* [WHAT TO WORK ON]
Check every line of the entries below for the word "this", and copy the ones that have it.

[Rows from a dataset of charts and code]
--- Start ---

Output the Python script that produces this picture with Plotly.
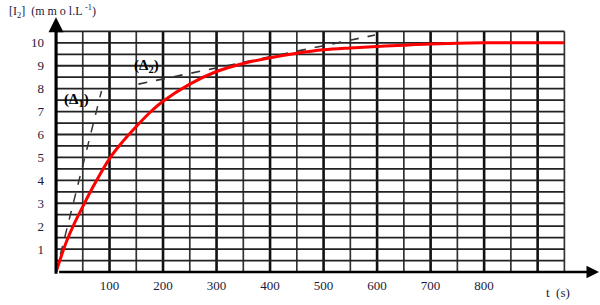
import plotly.graph_objects as go

# Data
t_curve = [0, 10, 20, 35, 50, 70, 100, 125, 150, 175, 200, 250, 300, 350, 400, 450, 500, 550, 600, 650, 700, 800, 950]
i2_curve = [0, 0.7, 1.35, 2.15, 2.85, 3.75, 4.95, 5.7, 6.35, 6.95, 7.45, 8.2, 8.75, 9.1, 9.35, 9.55, 9.7, 9.78, 9.84, 9.9, 9.95, 10.0, 10.0]
t_d1 = [0, 85]
i2_d1 = [0, 7.9]
t_d2 = [154, 596]
i2_d2 = [8.2, 10.34]
x_ticks = [100, 200, 300, 400, 500, 600, 700, 800]
y_ticks = [1, 2, 3, 4, 5, 6, 7, 8, 9, 10]
x_grid = [50 * k for k in range(0, 20)]          # 0..950
y_grid = [0.5 * k for k in range(1, 22)]         # 0.5..10.5

X_MAX, Y_MAX = 950, 10.5

fig = go.Figure()

shapes = []
for xv in x_grid:
    thick = (xv % 100 == 0)
    shapes.append(dict(type="line", xref="x", yref="y", x0=xv, x1=xv, y0=0, y1=Y_MAX,
                       line=dict(color="#111" if thick else "#333", width=2.6 if thick else 1.7),
                       layer="below"))
for yv in y_grid:
    shapes.append(dict(type="line", xref="x", yref="y", x0=0, x1=X_MAX, y0=yv, y1=yv,
                       line=dict(color="#222", width=1.8), layer="below"))

fig.add_trace(go.Scatter(x=t_d1, y=i2_d1, mode="lines",
                         line=dict(color="#333", width=1.5, dash="dash"), hoverinfo="skip"))
fig.add_trace(go.Scatter(x=t_d2, y=i2_d2, mode="lines",
                         line=dict(color="#333", width=1.7, dash="dash"), hoverinfo="skip"))
fig.add_trace(go.Scatter(x=t_curve, y=i2_curve, mode="lines", line_shape="spline",
                         line=dict(color="#ff0000", width=3), hoverinfo="skip"))

font_lbl = dict(family="Liberation Serif, Times New Roman, serif", size=13, color="#1a1a3a")

annotations = [
    # y axis arrow
    dict(x=0, y=1.053, xref="x", yref="paper", text="", showarrow=True,
         ax=0, ay=258, arrowhead=2, arrowsize=1, arrowwidth=3, arrowcolor="black"),
    # x axis arrow
    dict(x=1.066, y=0, xref="paper", yref="y", text="", showarrow=True,
         ax=-542, ay=0, arrowhead=2, arrowsize=1, arrowwidth=2.5, arrowcolor="black"),
    dict(x=0.985, y=-0.045, xref="paper", yref="paper", text="t  (s)", showarrow=False,
         xanchor="center", yanchor="top", font=font_lbl),
    dict(x=-0.097, y=1.077, xref="paper", yref="paper",
         text="[I<sub>2</sub>]  (m m o l.L <sup>-1</sup>)", showarrow=False,
         xanchor="left", yanchor="middle",
         font=dict(family="Liberation Serif, serif", size=12, color="#1a1a3a")),
    dict(x=38, y=7.5, xref="x", yref="y", text="<b>(Δ<sub>1</sub>)</b>", showarrow=False,
         font=dict(family="Liberation Serif, serif", size=15, color="black")),
    dict(x=170, y=9.0, xref="x", yref="y", text="<b>(Δ<sub>2</sub>)</b>", showarrow=False,
         font=dict(family="Liberation Serif, serif", size=15, color="black")),
]

fig.update_layout(
    width=600, height=305,
    margin=dict(l=56, r=34, t=30, b=27),
    paper_bgcolor="white", plot_bgcolor="white",
    showlegend=False,
    shapes=shapes,
    annotations=annotations,
    xaxis=dict(range=[0, 953], showgrid=False, zeroline=False, showline=False,
               tickmode="array", tickvals=x_ticks, ticktext=[str(v) for v in x_ticks],
               ticks="", tickfont=font_lbl, ticklabelstandoff=4, fixedrange=True),
    yaxis=dict(range=[0, 10.56], showgrid=False, zeroline=False, showline=False,
               tickmode="array", tickvals=y_ticks, ticktext=[str(v) for v in y_ticks],
               ticks="", tickfont=font_lbl, ticklabelstandoff=11, fixedrange=True),
)

fig.write_html("out.html")
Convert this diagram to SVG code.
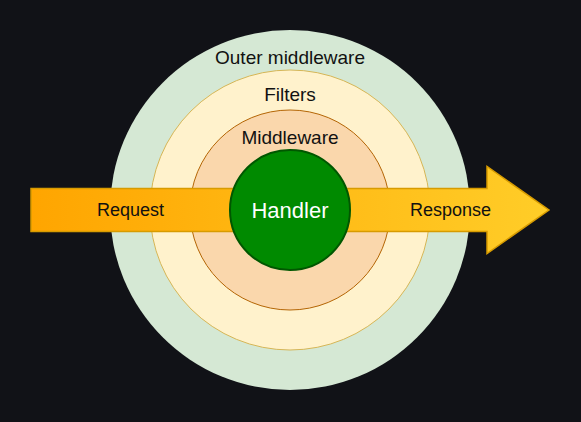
<svg xmlns="http://www.w3.org/2000/svg" width="581" height="422" viewBox="0 0 581 422">
<defs>
<style>
text{font-family:"Liberation Sans",Arial,sans-serif;text-anchor:middle;dominant-baseline:central;fill:#111;font-size:19px}
.a{font-size:18px}
</style>
<linearGradient id="ag" x1="0" y1="0" x2="1" y2="0">
<stop offset="0" stop-color="#ffa500"/>
<stop offset="1" stop-color="#ffcd28"/>
</linearGradient>
</defs>
<rect width="581" height="422" fill="#111217"/>
<g id="outer"><circle cx="290" cy="210" r="180" fill="#d5e8d4"/><text x="290" y="57">Outer middleware</text></g>
<g id="filters"><circle cx="290" cy="210" r="140" fill="#fff2cc" stroke="#d6b656" stroke-width="1"/><text x="290" y="94">Filters</text></g>
<g id="middleware"><circle cx="290" cy="210" r="100" fill="#fad7ac" stroke="#b46504" stroke-width="1"/><text x="290" y="137">Middleware</text></g>
<g id="connectors"><path d="M31 188.5H487V166.5L549 210L487 253.5V231.5H31Z" fill="url(#ag)" stroke="#d79b00" stroke-width="1.5" stroke-linejoin="miter"/>
<text class="a" x="130.5" y="210">Request</text><text class="a" x="450.5" y="210">Response</text></g>
<g id="handler"><circle cx="290" cy="210" r="60" fill="#008a00" stroke="#005700" stroke-width="2"/><text x="290" y="210" style="fill:#fff;font-size:22px">Handler</text></g>
</svg>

--- End ---

* [SOLUTION TO THE EXERCISE]
Output the Python script that produces this picture with Plotly.
Convert this diagram to SVG code.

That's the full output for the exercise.